If assets are omitted from the trust at death, a pour-over will directs those items into the trust through probate, preserving the settlor’s intended distribution rules. While this mechanism ensures consistency, reliance on the pour-over will alone means those assets will be subject to probate processes rather than immediately administered by the trustee. To avoid delay and minimize probate costs, clients should implement a funding plan during life. The firm assists in identifying untransferred assets and executing necessary retitling steps or beneficiary updates to bring assets into the trust where practical.
Beneficiary designations on retirement accounts typically control the post-death disposition of those assets, and naming a trust as beneficiary can be appropriate in some cases depending on distribution goals and tax considerations. The interaction between beneficiary forms and a pour-over will depends on the specific account and whether the trust is an appropriate beneficiary under tax rules. Hatcher Legal evaluates whether naming the trust as beneficiary is suitable or whether individual beneficiaries with specific trust arrangements make more sense. Careful attention to retirement account rules prevents unintended tax consequences and supports consistent administration with the rest of the estate plan.
Tax implications depend on the composition of the estate and trust, including potential estate tax exposure and income tax rules affecting retirement accounts. Pour-over wills themselves do not create new tax liabilities, but funding choices and beneficiary designations may have income tax, required minimum distribution, or estate tax consequences that should be evaluated in context. Coordinated planning assesses how trust structures and funding strategies interact with federal and state tax rules, recommending approaches that meet legacy goals while minimizing unnecessary tax burdens. Periodic legal and tax review helps adapt strategies to regulatory changes and client circumstances.

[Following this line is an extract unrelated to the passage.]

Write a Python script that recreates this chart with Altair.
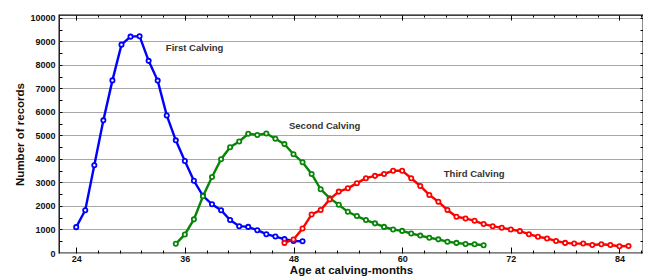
import altair as alt
import pandas as pd

# ---- data ----
first_months = list(range(24, 50))
first_counts = [1100, 1820, 3730, 5640, 7340, 8860, 9200, 9220, 8170, 7330,
                5850, 4790, 3910, 3070, 2430, 2070, 1820, 1400, 1140, 1110,
                970, 800, 700, 590, 510, 500]

second_months = list(range(35, 70))
second_counts = [390, 790, 1430, 2410, 3230, 3990, 4500, 4740, 5070, 5020,
                 5080, 4860, 4630, 4200, 3860, 3360, 2710, 2330, 2050, 1750,
                 1570, 1400, 1260, 1110, 1000, 940, 830, 740, 650, 580,
                 480, 430, 385, 370, 330]

third_months = list(range(47, 86))
third_counts = [430, 570, 1040, 1640, 1830, 2280, 2610, 2750, 2970, 3180,
                3280, 3360, 3500, 3500, 3180, 2850, 2470, 2180, 1830, 1540,
                1470, 1370, 1230, 1140, 1070, 1000, 930, 800, 690, 620,
                510, 430, 400, 400, 340, 370, 340, 290, 300]

series_names = ["First", "Second", "Third"]
series_colors = ["#0000ff", "#078507", "#ff0000"]

label_texts = ["First Calving", "Second Calving", "Third Calving"]
label_x = [33.9, 47.5, 64.6]
label_y = [8700, 5420, 3360]

x_major = [24, 36, 48, 60, 72, 84]
x_minor = [round(24 + 2.4 * k, 1) for k in range(0, 27) if k % 5 != 0]
y_labels = list(range(0, 10001, 1000))
y_ticks = list(range(500, 10001, 500))

rows = []
for name, ms, cs in [("First", first_months, first_counts),
                     ("Second", second_months, second_counts),
                     ("Third", third_months, third_counts)]:
    for m, c in zip(ms, cs):
        rows.append({"series": name, "month": m, "count": c})
df = pd.DataFrame(rows)
ann = pd.DataFrame({"text": label_texts, "tx": label_x, "ty": label_y})

xscale = alt.Scale(domain=[22.1, 86.6], nice=False, zero=False)
yscale = alt.Scale(domain=[0, 10120], nice=False, zero=True)
cscale = alt.Scale(domain=series_names, range=series_colors)

ax_main_x = alt.Axis(orient="bottom", values=x_major, title="Age at calving-months",
                     ticks=False, domain=False, grid=False, labelPadding=1,
                     titlePadding=1, titleFontSize=11.5, format="d")
ax_main_y = alt.Axis(orient="left", values=y_labels, title="Number of records",
                     ticks=False, domain=False, grid=True, gridColor="#a8a8a8",
                     gridWidth=1, labelPadding=4, titlePadding=4,
                     titleFontSize=11.5, format="d")


def tick_axis(orient, vals, size):
    return alt.Axis(orient=orient, values=vals, offset=-size, tickSize=size,
                    labels=False, domain=False, grid=False, title=None,
                    tickColor="black", tickWidth=1)


lines = alt.Chart(df).mark_line(strokeWidth=2.4).encode(
    x=alt.X("month:Q", scale=xscale, axis=ax_main_x),
    y=alt.Y("count:Q", scale=yscale, axis=ax_main_y),
    color=alt.Color("series:N", scale=cscale, legend=None),
    detail="series:N",
)

points = alt.Chart(df).mark_point(shape="circle", filled=True, size=18,
                                  strokeWidth=1.8, opacity=1).encode(
    x=alt.X("month:Q", scale=xscale, axis=tick_axis("bottom", x_major, 6)),
    y=alt.Y("count:Q", scale=yscale, axis=tick_axis("left", y_ticks, 3)),
    fill=alt.value("white"),
    stroke=alt.Stroke("series:N", scale=cscale, legend=None),
)

labels = alt.Chart(ann).mark_text(align="left", baseline="middle",
                                  font="Liberation Sans", fontSize=9.5,
                                  fontWeight="bold", color="#333333").encode(
    x=alt.X("tx:Q", scale=xscale, axis=tick_axis("bottom", x_minor, 3)),
    y=alt.Y("ty:Q", scale=yscale, axis=tick_axis("right", y_ticks, 3)),
    text="text:N",
)

ghost1 = alt.Chart(df).mark_point(opacity=0).encode(
    x=alt.X("month:Q", scale=xscale, axis=tick_axis("top", x_major, 5)),
    y=alt.Y("count:Q", scale=yscale, axis=None),
)
ghost2 = alt.Chart(df).mark_point(opacity=0).encode(
    x=alt.X("month:Q", scale=xscale, axis=tick_axis("top", x_minor, 2)),
    y=alt.Y("count:Q", scale=yscale, axis=None),
)

chart = alt.layer(lines, points, labels, ghost1, ghost2).resolve_axis(
    x="independent", y="independent"
).properties(
    width=584, height=238,
    autosize=alt.AutoSizeParams(type="none"),
    padding={"left": 51, "top": 7, "right": 0, "bottom": 24},
    background="white",
).configure_view(
    stroke="black", strokeWidth=1.3
).configure_axis(
    labelFont="Liberation Sans", titleFont="Liberation Sans",
    labelFontWeight="bold", titleFontWeight="bold",
    labelFontSize=9, labelColor="#111111", titleColor="#111111",
)

chart.save("out.html", embed_options={"renderer": "svg", "actions": False})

Hatcher Legal, PLLC assists clients by conducting a thorough asset inventory, drafting a pour-over will that identifies the trust, and recommending funding steps to reduce probate. The firm helps implement retitling, beneficiary updates, and executes documents for clients in Montvale and surrounding areas, providing guidance tailored to family and business needs. When probate or trust funding is required after death, the firm supports personal representatives and trustees through filings, creditor communications, and account transfers to ensure efficient administration. Ongoing reviews and updates maintain plan relevance as circumstances evolve.